Just goes to show you the crocodile tears these fools are spitting, trying to come up with any way to throw off the scent of this classically juicy Washington scandal (with all elements: power, sex, secrets, denials). Last time I checked, prostitution was still illegal in most of America, regardless of what the orientation of the sex you are having. Or maybe Ann doesn't think that it's such a big deal to prostitute one's self out, provided the payment is in cash.

Ann, we've already established what you are. Now we're just haggling about the price.

I actually wouldn't be surprised if Jeff Gannon isn't even gay, and frankly couldn't give two shits. Plenty of straight men have worked as male escorts and have had sex with men for money. The story isn't really even about Jeff Gannon--he's merely the public face of an unanswered question. Who's Jeff's benefactor inside the White House?
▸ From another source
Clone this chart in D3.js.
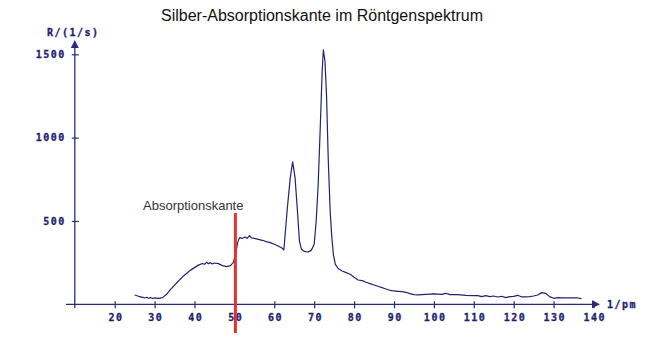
<!DOCTYPE html>
<html>
<head>
<meta charset="utf-8">
<script src="https://cdn.jsdelivr.net/npm/d3@7"></script>
<style>
  html, body { margin: 0; padding: 0; background: #fff; }
  svg { display: block; }
  .tick-label { font-family: "DejaVu Sans Mono", monospace; font-weight: bold; font-size: 10px; letter-spacing: 1.5px; fill: #1e1e6e; stroke: #1e1e6e; stroke-width: 0.3px; }
</style>
</head>
<body>
<script>
// Data
const wavelength = [25,26,27,27.5,28,28.5,29,29.5,30,31,32,33,34,35,36,37,38,39,40,41,42,42.5,43,43.5,44,44.5,45,46,47,48,49,49.7,50.3,50.8,51.3,52,52.7,53.2,53.8,54.3,55,56,57,58,59,60,61,62,62.4,63.2,64,64.6,65.2,65.8,66.3,66.8,67.5,68.5,69.3,70,70.5,71,71.5,72,72.3,72.7,73.1,73.5,74,74.4,74.8,75.3,76,77,78,79,80,81,82,83,84,85,86,87,88,89,90,91,92,93,94,95,96,97,98,100,102,103,104,106,108,110,111,112,113,114,115,116,117,118,119,120,121,122,123,124,125,126,127,128,129,130,131,132,134,136,137];
const rate = [56,48,42,38,42,36,40,36,38,36,40,60,90,115,140,165,185,205,220,235,245,240,252,244,250,242,248,244,232,226,232,250,300,370,400,396,404,396,412,398,396,390,384,376,370,360,350,336,326,560,760,855,760,560,380,330,318,314,325,360,500,720,1050,1400,1526,1460,1245,886,560,406,300,240,215,200,190,180,162,146,142,132,124,116,108,100,92,84,80,78,76,72,64,58,56,58,60,62,60,66,58,58,54,52,52,46,52,46,50,44,48,40,46,48,54,44,44,46,50,56,70,66,46,36,40,38,38,38,34];
const xTicks = [20,30,40,50,60,70,80,90,100,110,120,130,140];
const yTicks = [500,1000,1500];
const edgeWavelength = 50.25;
const edgeTop = 548;
const titleText = "Silber-Absorptionskante im Röntgenspektrum";
const edgeLabel = "Absorptionskante";
const yLabel = "R/(1/s)";
const xLabel = "1/pm";

const W = 649, H = 354;
const axisColor = "#2a2a78";
const svg = d3.select("body").append("svg").attr("width", W).attr("height", H);

const x = d3.scaleLinear().domain([20, 140]).range([114.7, 593.5]);
const y = d3.scaleLinear().domain([0, 1500]).range([304.3, 54.3]);
const x0 = x(10); // y-axis position
const y0 = y(0);

// Title
svg.append("text").attr("x", 322).attr("y", 21).attr("text-anchor", "middle")
  .attr("font-family", "Liberation Sans, Arial, sans-serif").attr("font-size", 16)
  .attr("fill", "#111").text(titleText);

// X axis
const xAxis = d3.axisBottom(x).tickValues(xTicks).tickSize(0).tickPadding(10);
const gx = svg.append("g").attr("transform", `translate(0,${y0})`).call(xAxis);
gx.select(".domain").remove();
gx.selectAll(".tick line").attr("y1", -3).attr("y2", 4).attr("stroke", axisColor).attr("stroke-width", 1.2);
gx.selectAll(".tick text").attr("class", "tick-label").attr("dy", "0.71em").attr("y", 10).attr("dx", "0.75px");
svg.append("line").attr("x1", 66).attr("x2", 592).attr("y1", y0).attr("y2", y0)
  .attr("stroke", axisColor).attr("stroke-width", 1.3);
svg.append("path").attr("d", `M${592},${y0-4} L${600},${y0} L${592},${y0+4} Z`).attr("fill", axisColor);
svg.append("text").attr("class", "tick-label").attr("x", 607).attr("y", y0 + 3.5).text(xLabel);

// Y axis
const yAxis = d3.axisLeft(y).tickValues(yTicks).tickSize(0).tickPadding(10).tickFormat(d3.format("d"));
const gy = svg.append("g").attr("transform", `translate(${x0},0)`).call(yAxis);
gy.select(".domain").remove();
gy.selectAll(".tick line").attr("x1", -3).attr("x2", 4).attr("stroke", axisColor).attr("stroke-width", 1.2);
gy.selectAll(".tick text").attr("class", "tick-label").attr("text-anchor", "end").attr("x", -9);
svg.append("line").attr("x1", x0).attr("x2", x0).attr("y1", 46).attr("y2", 308)
  .attr("stroke", axisColor).attr("stroke-width", 1.3);
svg.append("path").attr("d", `M${x0-4},${48} L${x0},${40} L${x0+4},${48} Z`).attr("fill", axisColor);
svg.append("text").attr("class", "tick-label").attr("x", 47).attr("y", 35.5).text(yLabel);

// Curve
const line = d3.line().x((d, i) => x(wavelength[i])).y(d => y(d));
svg.append("path").datum(rate).attr("d", line).attr("fill", "none")
  .attr("stroke", "#222272").attr("stroke-width", 1.2).attr("stroke-linejoin", "round");

// Absorption edge marker
svg.append("line").attr("x1", x(edgeWavelength)).attr("x2", x(edgeWavelength))
  .attr("y1", y(edgeTop)).attr("y2", 333).attr("stroke", "#e8312f").attr("stroke-width", 3);
svg.append("text").attr("x", 143).attr("y", 210)
  .attr("font-family", "Liberation Sans, Arial, sans-serif").attr("font-size", 13)
  .attr("fill", "#333").text(edgeLabel);
</script>
</body>
</html>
Here's a scenario--not outlandish--that could easily explain how Jeff Gannon got those perpetual daily passes: Jeff is hired by WH Staffer X for some conjugal comfort on a cold Washington evening; Jeff, the classic prostitute-with-a-heart of gold has always wanted to be a journalist; depending on their relationship, Jeff blackmails/uses his newfound connections with WH Staffer X to score a gig with GOPUSA outta Texas, using the perpetual day pass system. Networking.

Now this, even, wouldn't be all that big of a deal if the use of the perpetual day pass system was something that other legit journalists were entitled to. But by all accounts, getting a perpetual day pass (for non-prostitute journalists, this usually comes in the form of "permanent press credentials") is quite hard. Plenty of real, live journalists have been denied this access.

Doesn't it seem like a reasonable question to ask who's pulling the strings for a prositute to enable him to sit in the White House press room, ask questions of the president, allegely receive access to feloniously distributed information about CIA operatives, scoop major news organizations on declarations of war, and lord knows what else? Sure seems like it to me. Guess that means I must hate gay people. Damn.